[Data supplied start]

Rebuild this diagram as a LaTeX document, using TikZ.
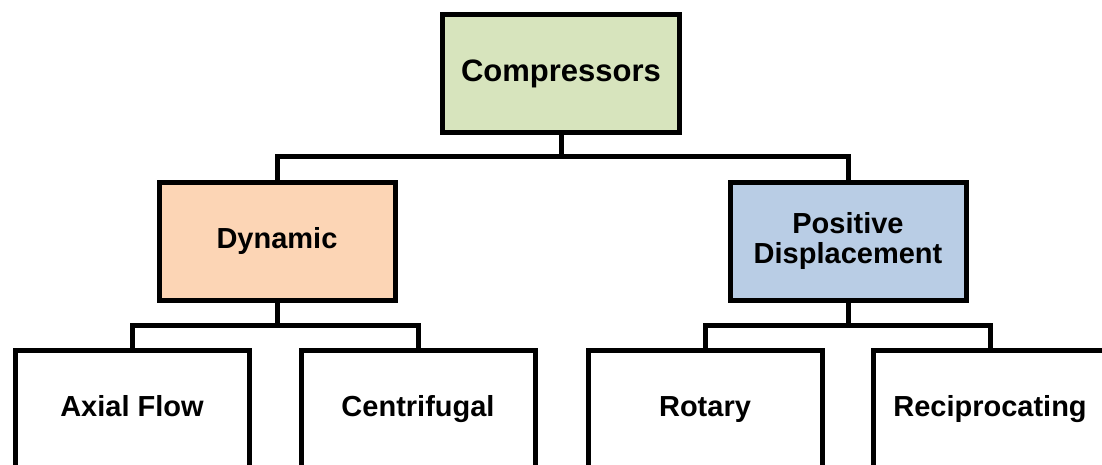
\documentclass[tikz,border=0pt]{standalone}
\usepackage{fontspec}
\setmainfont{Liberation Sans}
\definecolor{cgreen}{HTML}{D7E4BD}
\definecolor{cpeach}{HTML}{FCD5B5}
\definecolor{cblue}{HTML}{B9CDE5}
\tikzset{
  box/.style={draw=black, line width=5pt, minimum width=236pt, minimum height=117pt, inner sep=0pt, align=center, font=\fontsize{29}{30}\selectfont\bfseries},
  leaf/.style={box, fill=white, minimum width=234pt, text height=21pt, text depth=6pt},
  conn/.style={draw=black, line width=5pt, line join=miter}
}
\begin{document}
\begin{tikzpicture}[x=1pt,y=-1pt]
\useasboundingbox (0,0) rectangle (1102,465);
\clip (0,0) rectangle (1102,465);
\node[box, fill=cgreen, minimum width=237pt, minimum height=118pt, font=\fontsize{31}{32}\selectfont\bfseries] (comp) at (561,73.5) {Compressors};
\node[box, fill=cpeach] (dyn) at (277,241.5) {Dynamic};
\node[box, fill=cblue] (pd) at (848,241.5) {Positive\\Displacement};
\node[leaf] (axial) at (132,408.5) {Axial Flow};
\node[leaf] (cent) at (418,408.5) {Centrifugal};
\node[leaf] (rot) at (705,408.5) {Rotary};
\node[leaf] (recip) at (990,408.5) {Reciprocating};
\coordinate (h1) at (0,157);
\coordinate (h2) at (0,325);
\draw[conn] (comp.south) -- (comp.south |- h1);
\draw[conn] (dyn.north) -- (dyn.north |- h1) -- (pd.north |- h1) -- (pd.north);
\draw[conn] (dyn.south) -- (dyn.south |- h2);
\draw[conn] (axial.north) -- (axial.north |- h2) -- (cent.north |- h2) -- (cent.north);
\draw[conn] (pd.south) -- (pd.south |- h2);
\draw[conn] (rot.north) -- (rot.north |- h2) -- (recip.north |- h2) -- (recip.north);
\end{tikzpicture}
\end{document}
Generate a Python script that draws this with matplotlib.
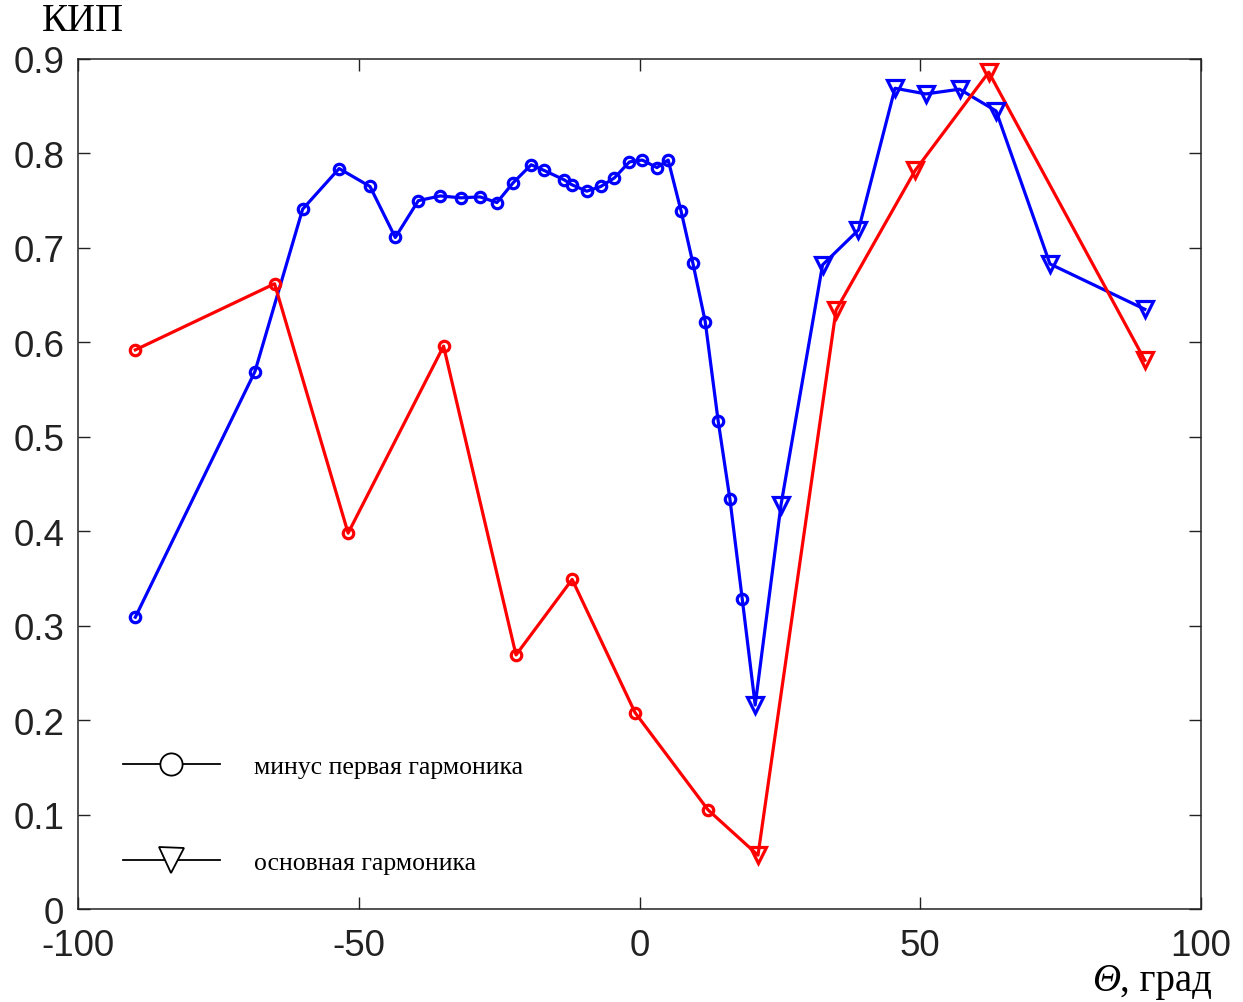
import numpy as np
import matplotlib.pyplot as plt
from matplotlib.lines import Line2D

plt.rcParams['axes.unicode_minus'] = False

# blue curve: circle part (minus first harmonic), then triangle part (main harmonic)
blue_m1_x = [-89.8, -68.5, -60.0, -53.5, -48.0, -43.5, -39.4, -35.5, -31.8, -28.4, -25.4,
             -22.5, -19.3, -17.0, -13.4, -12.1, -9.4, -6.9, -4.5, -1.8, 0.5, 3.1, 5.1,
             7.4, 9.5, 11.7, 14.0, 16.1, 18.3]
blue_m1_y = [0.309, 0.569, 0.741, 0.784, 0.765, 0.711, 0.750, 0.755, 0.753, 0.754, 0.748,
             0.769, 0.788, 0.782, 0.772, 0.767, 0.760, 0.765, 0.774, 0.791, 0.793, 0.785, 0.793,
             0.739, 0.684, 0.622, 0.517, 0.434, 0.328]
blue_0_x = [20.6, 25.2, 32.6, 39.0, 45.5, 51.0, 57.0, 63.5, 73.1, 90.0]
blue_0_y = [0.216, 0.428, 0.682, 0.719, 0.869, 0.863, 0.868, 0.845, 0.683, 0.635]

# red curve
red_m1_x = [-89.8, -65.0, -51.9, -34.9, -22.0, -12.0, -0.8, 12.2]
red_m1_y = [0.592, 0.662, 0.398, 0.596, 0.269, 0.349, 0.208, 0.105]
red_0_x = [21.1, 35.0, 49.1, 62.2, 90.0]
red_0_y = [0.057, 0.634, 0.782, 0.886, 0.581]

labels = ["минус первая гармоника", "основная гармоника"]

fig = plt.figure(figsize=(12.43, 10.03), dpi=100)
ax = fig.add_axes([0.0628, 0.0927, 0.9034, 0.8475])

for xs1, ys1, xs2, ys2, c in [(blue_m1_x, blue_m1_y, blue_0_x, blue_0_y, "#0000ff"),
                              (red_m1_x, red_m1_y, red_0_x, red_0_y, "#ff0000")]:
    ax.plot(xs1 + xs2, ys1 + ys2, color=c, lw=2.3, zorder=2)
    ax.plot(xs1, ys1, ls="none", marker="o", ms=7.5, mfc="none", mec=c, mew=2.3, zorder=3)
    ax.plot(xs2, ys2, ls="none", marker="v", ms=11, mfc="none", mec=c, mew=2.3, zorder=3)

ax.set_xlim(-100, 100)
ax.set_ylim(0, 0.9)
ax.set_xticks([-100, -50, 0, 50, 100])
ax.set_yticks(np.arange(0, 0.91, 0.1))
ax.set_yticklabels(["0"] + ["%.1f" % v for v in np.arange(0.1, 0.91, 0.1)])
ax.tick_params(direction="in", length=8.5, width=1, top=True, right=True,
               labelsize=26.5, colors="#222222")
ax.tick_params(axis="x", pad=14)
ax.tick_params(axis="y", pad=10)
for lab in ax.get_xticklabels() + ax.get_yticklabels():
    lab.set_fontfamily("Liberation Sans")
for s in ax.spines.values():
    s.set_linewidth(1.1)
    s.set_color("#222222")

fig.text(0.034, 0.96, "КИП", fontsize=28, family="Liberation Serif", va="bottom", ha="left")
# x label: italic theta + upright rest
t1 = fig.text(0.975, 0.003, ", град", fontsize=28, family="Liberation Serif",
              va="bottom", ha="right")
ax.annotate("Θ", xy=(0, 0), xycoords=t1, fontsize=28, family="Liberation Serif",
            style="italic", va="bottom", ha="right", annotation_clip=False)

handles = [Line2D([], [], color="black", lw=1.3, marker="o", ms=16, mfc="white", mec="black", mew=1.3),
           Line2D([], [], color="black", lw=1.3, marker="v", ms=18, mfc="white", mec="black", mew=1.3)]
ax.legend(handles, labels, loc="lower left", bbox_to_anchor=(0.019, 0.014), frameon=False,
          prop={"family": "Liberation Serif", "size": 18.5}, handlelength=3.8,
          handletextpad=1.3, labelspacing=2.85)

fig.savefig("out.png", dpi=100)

[Data supplied end]

[Task instructions]: Quote all the lines above exactly as given. Do not include the pictures.

[Task answer]:
Rebuild this diagram as a LaTeX document, using TikZ.
\documentclass[tikz,border=0pt]{standalone}
\usepackage{fontspec}
\setmainfont{Liberation Sans}
\definecolor{cgreen}{HTML}{D7E4BD}
\definecolor{cpeach}{HTML}{FCD5B5}
\definecolor{cblue}{HTML}{B9CDE5}
\tikzset{
  box/.style={draw=black, line width=5pt, minimum width=236pt, minimum height=117pt, inner sep=0pt, align=center, font=\fontsize{29}{30}\selectfont\bfseries},
  leaf/.style={box, fill=white, minimum width=234pt, text height=21pt, text depth=6pt},
  conn/.style={draw=black, line width=5pt, line join=miter}
}
\begin{document}
\begin{tikzpicture}[x=1pt,y=-1pt]
\useasboundingbox (0,0) rectangle (1102,465);
\clip (0,0) rectangle (1102,465);
\node[box, fill=cgreen, minimum width=237pt, minimum height=118pt, font=\fontsize{31}{32}\selectfont\bfseries] (comp) at (561,73.5) {Compressors};
\node[box, fill=cpeach] (dyn) at (277,241.5) {Dynamic};
\node[box, fill=cblue] (pd) at (848,241.5) {Positive\\Displacement};
\node[leaf] (axial) at (132,408.5) {Axial Flow};
\node[leaf] (cent) at (418,408.5) {Centrifugal};
\node[leaf] (rot) at (705,408.5) {Rotary};
\node[leaf] (recip) at (990,408.5) {Reciprocating};
\coordinate (h1) at (0,157);
\coordinate (h2) at (0,325);
\draw[conn] (comp.south) -- (comp.south |- h1);
\draw[conn] (dyn.north) -- (dyn.north |- h1) -- (pd.north |- h1) -- (pd.north);
\draw[conn] (dyn.south) -- (dyn.south |- h2);
\draw[conn] (axial.north) -- (axial.north |- h2) -- (cent.north |- h2) -- (cent.north);
\draw[conn] (pd.south) -- (pd.south |- h2);
\draw[conn] (rot.north) -- (rot.north |- h2) -- (recip.north |- h2) -- (recip.north);
\end{tikzpicture}
\end{document}
Generate a Python script that draws this with matplotlib.
import numpy as np
import matplotlib.pyplot as plt
from matplotlib.lines import Line2D

plt.rcParams['axes.unicode_minus'] = False

# blue curve: circle part (minus first harmonic), then triangle part (main harmonic)
blue_m1_x = [-89.8, -68.5, -60.0, -53.5, -48.0, -43.5, -39.4, -35.5, -31.8, -28.4, -25.4,
             -22.5, -19.3, -17.0, -13.4, -12.1, -9.4, -6.9, -4.5, -1.8, 0.5, 3.1, 5.1,
             7.4, 9.5, 11.7, 14.0, 16.1, 18.3]
blue_m1_y = [0.309, 0.569, 0.741, 0.784, 0.765, 0.711, 0.750, 0.755, 0.753, 0.754, 0.748,
             0.769, 0.788, 0.782, 0.772, 0.767, 0.760, 0.765, 0.774, 0.791, 0.793, 0.785, 0.793,
             0.739, 0.684, 0.622, 0.517, 0.434, 0.328]
blue_0_x = [20.6, 25.2, 32.6, 39.0, 45.5, 51.0, 57.0, 63.5, 73.1, 90.0]
blue_0_y = [0.216, 0.428, 0.682, 0.719, 0.869, 0.863, 0.868, 0.845, 0.683, 0.635]

# red curve
red_m1_x = [-89.8, -65.0, -51.9, -34.9, -22.0, -12.0, -0.8, 12.2]
red_m1_y = [0.592, 0.662, 0.398, 0.596, 0.269, 0.349, 0.208, 0.105]
red_0_x = [21.1, 35.0, 49.1, 62.2, 90.0]
red_0_y = [0.057, 0.634, 0.782, 0.886, 0.581]

labels = ["минус первая гармоника", "основная гармоника"]

fig = plt.figure(figsize=(12.43, 10.03), dpi=100)
ax = fig.add_axes([0.0628, 0.0927, 0.9034, 0.8475])

for xs1, ys1, xs2, ys2, c in [(blue_m1_x, blue_m1_y, blue_0_x, blue_0_y, "#0000ff"),
                              (red_m1_x, red_m1_y, red_0_x, red_0_y, "#ff0000")]:
    ax.plot(xs1 + xs2, ys1 + ys2, color=c, lw=2.3, zorder=2)
    ax.plot(xs1, ys1, ls="none", marker="o", ms=7.5, mfc="none", mec=c, mew=2.3, zorder=3)
    ax.plot(xs2, ys2, ls="none", marker="v", ms=11, mfc="none", mec=c, mew=2.3, zorder=3)

ax.set_xlim(-100, 100)
ax.set_ylim(0, 0.9)
ax.set_xticks([-100, -50, 0, 50, 100])
ax.set_yticks(np.arange(0, 0.91, 0.1))
ax.set_yticklabels(["0"] + ["%.1f" % v for v in np.arange(0.1, 0.91, 0.1)])
ax.tick_params(direction="in", length=8.5, width=1, top=True, right=True,
               labelsize=26.5, colors="#222222")
ax.tick_params(axis="x", pad=14)
ax.tick_params(axis="y", pad=10)
for lab in ax.get_xticklabels() + ax.get_yticklabels():
    lab.set_fontfamily("Liberation Sans")
for s in ax.spines.values():
    s.set_linewidth(1.1)
    s.set_color("#222222")

fig.text(0.034, 0.96, "КИП", fontsize=28, family="Liberation Serif", va="bottom", ha="left")
# x label: italic theta + upright rest
t1 = fig.text(0.975, 0.003, ", град", fontsize=28, family="Liberation Serif",
              va="bottom", ha="right")
ax.annotate("Θ", xy=(0, 0), xycoords=t1, fontsize=28, family="Liberation Serif",
            style="italic", va="bottom", ha="right", annotation_clip=False)

handles = [Line2D([], [], color="black", lw=1.3, marker="o", ms=16, mfc="white", mec="black", mew=1.3),
           Line2D([], [], color="black", lw=1.3, marker="v", ms=18, mfc="white", mec="black", mew=1.3)]
ax.legend(handles, labels, loc="lower left", bbox_to_anchor=(0.019, 0.014), frameon=False,
          prop={"family": "Liberation Serif", "size": 18.5}, handlelength=3.8,
          handletextpad=1.3, labelspacing=2.85)

fig.savefig("out.png", dpi=100)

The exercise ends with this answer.